Hong Kong authorities have been urged to use the four extra months before the city’s postponed waste-charging scheme comes into effect to convince an anxious public about its benefits, rather than drilling down on the details.

The pay-as-you-throw scheme is now set to begin on August 1 rather than April 1 following a surprise postponement on Friday after the city’s leader decided another delay was needed to better promote it amid public confusion.

Hong Kong delays waste charging to August as leader decides more education needed

Secretary for Environment and Ecology Tse Chin-wan on Saturday told a closed-door seminar that the government wanted more time because residents were not familiar with the execution details. He also pledged to review promotional efforts.

The scheme, first floated more than 20 years ago, aims to encourage people to recycle more and cut down on the amount of rubbish they throw out by requiring them to buy government-approved garbage bags, available in nine sizes, for 11 HK cents (1 US cent) per litre. Designated labels will also be sold for large or oddly sized items.

Government-approved garbage bags will be available in nine sizes under the scheme. Photo: Eugene Lee

The current publicity campaign offers no shortage of videos explaining how the scheme works. Tse had said these videos had been played “thousands of times” when he defended promotional efforts in his blog on Tuesday.

In one social media video posted in December, singer-actor Louis Cheung tries to saw a chair into pieces and fit them into a designated bag, only to be called out by a cleaning lady who advised him to use an HK$11 label instead.

Cleaning firm owner Catherine Yan Sui-han argued that the message on the use of labels was “misleading” as large items collected at many housing estates would be charged by weight on trucks and residents were likely to share the costs as part of their management fees.

A mop and a pause on Hong Kong’s waste-charging scheme

“I’ve answered this question for so many people – unless you’re taking an item to a refuse collection point yourself, you won’t need a label,” said Yan, who is convenor of the Environmental Services Contractors Alliance.

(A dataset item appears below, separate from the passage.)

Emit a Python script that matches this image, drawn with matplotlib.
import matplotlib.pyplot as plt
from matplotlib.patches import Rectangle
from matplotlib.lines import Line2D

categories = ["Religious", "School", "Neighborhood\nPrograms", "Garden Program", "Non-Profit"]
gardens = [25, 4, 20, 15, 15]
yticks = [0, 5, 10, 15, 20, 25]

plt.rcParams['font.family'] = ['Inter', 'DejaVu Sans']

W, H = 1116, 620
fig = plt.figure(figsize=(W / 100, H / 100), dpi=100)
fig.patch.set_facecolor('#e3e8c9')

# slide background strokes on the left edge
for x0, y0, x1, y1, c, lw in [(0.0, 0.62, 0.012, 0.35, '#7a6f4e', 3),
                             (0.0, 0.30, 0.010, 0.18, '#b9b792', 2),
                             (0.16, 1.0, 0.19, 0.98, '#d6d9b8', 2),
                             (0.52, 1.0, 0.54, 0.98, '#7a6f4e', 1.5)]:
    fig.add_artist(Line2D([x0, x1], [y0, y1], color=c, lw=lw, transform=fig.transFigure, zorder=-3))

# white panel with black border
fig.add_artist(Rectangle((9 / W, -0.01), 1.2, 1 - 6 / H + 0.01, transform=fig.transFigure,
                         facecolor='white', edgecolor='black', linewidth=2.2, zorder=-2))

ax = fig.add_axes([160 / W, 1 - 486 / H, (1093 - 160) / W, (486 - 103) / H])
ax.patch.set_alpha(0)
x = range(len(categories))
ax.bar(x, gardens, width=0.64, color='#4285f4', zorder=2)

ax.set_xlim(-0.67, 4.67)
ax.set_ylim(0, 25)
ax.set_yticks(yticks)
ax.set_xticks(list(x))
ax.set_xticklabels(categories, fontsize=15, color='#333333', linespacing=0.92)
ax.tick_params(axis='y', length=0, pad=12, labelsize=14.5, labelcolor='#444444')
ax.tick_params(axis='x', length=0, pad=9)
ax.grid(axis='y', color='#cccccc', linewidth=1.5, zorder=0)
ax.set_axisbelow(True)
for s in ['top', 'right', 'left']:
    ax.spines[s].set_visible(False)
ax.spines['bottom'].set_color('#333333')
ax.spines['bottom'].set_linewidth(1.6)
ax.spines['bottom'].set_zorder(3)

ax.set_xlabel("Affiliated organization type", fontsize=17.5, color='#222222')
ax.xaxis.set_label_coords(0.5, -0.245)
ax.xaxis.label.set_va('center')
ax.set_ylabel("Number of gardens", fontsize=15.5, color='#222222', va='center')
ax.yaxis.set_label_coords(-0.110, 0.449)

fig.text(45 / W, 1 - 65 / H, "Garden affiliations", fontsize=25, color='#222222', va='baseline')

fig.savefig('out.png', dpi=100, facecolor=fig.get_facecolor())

Having been engaged by the authorities since September 2021 for the scheme, Yan said the industry had proposed at least seven rounds of edits to government guidelines, and was ready to cope with all garbage management options building owners could use under the charging scheme.

She said she hoped the authorities could make use of the extra time to get the right message across for the August launch.

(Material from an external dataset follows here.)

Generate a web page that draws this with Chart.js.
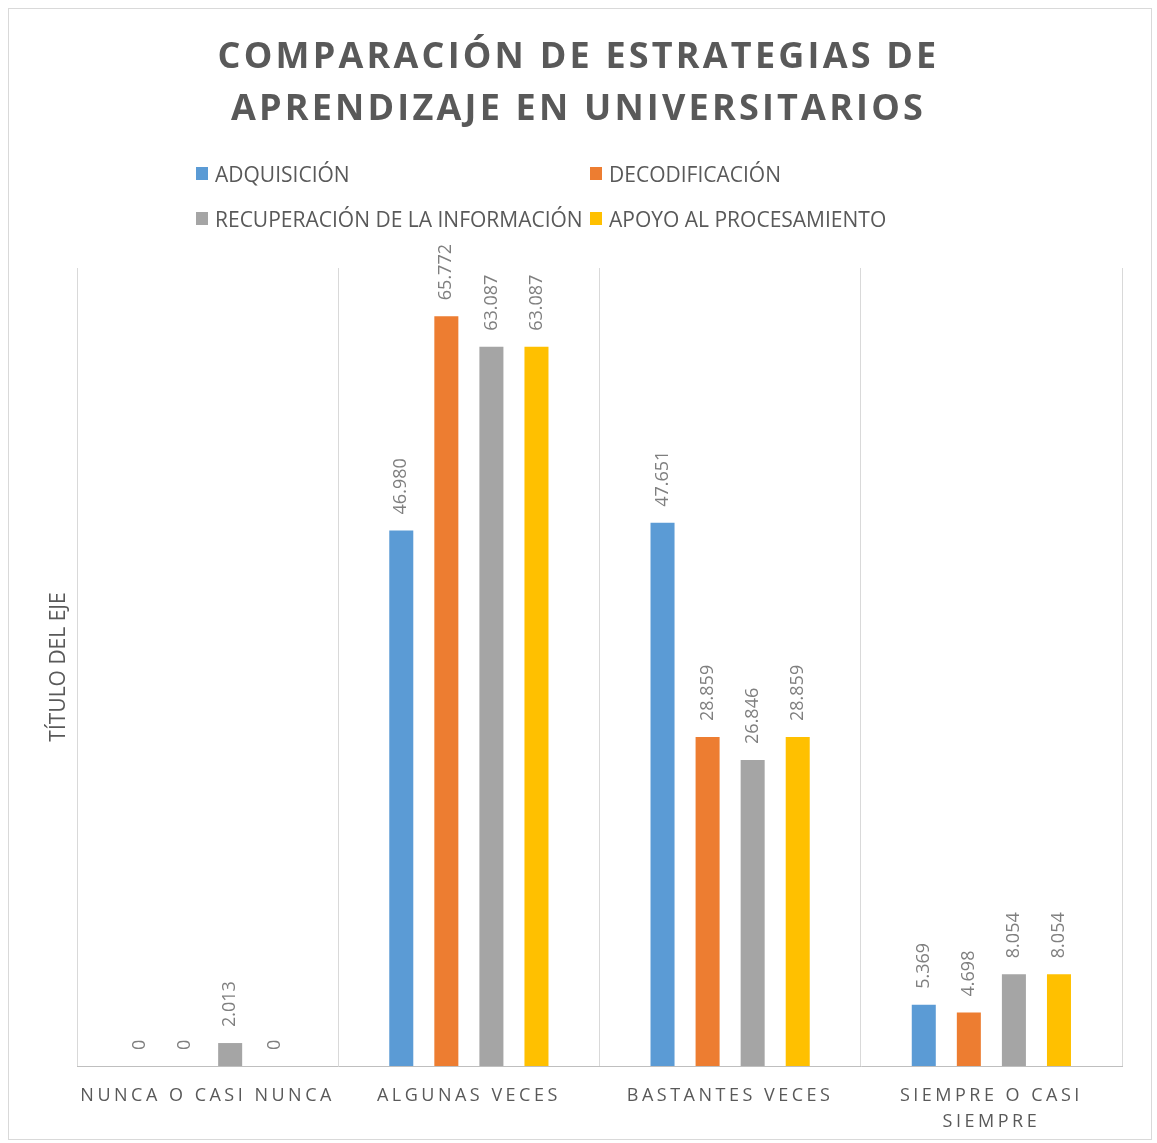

“The government has not managed to reach a consensus with the people and convince them to accept garbage charges,” she said. “They are the ones who will be paying. If they are not clear about the scheme, they will be very reluctant and oppose it.”

While there was a consensus among the authorities and legislators that the government’s promotional efforts had been the weak link, Gary Zhang Xinyu, a member of the legislature’s environmental affairs panel, said officials must look beyond the execution details to fix the narrative problem.

Official views differ on strength of Hong Kong waste-charging publicity efforts

One unfortunate coincidence, he said, was that when many people became aware of the waste-charging arrangements this month, Financial Secretary Paul Chan Mo-po had also openly suggested fee increases to tackle the public deficit ahead of the budget.

“A more fundamental issue is that there are simply no buy-ins of the policy from many residents,” he said.

“Many people now think the government is doing this to increase income by raising a ‘garbage levy’. But does this actually help the environment? They can’t see the connection.”

One of the aims of the scheme is to get people to cut down on the amount of rubbish they throw out. Photo: Eugene Lee

He suggested that instead of fixating on the execution details, authorities should talk more about waste-reduction ideas and ways to improve access to recycling facilities, where many oddly sized items were not only collected for free, “but can even earn reward points”.

Emeritus Professor John Burns of the University of Hong Kong’s public administration department said officials also needed to restructure the preparation set-up to win the people’s approval for a policy that required a whole-of-government approach to work.

“The most important thing is for the government to make implementation of this policy a high priority, which the government has failed to do so far,” he said.

“High priority would mean top – level attention to coordinate the key players and message the public.”

What you need to know about Hong Kong’s coming waste-charging scheme

There are signs of changes. Home affairs chief Alice Mak Mei-kuen promised on Saturday that district councils and care teams would help residents know better about the scheme and recycling support.

Burns agreed the all-out efforts to promote last month’s “patriots-only” district council election showed some “partial mobilisational capacity” when a policy was high priority, but he cautioned the waste-charging scheme would require “much more” from the government to get it ready for prime time.

“The government must engage every resident in Hong Kong, not just patriots and the government departments charged with implementing the now routinised local elections,” he said. “Even then the IT system crashed during the election.”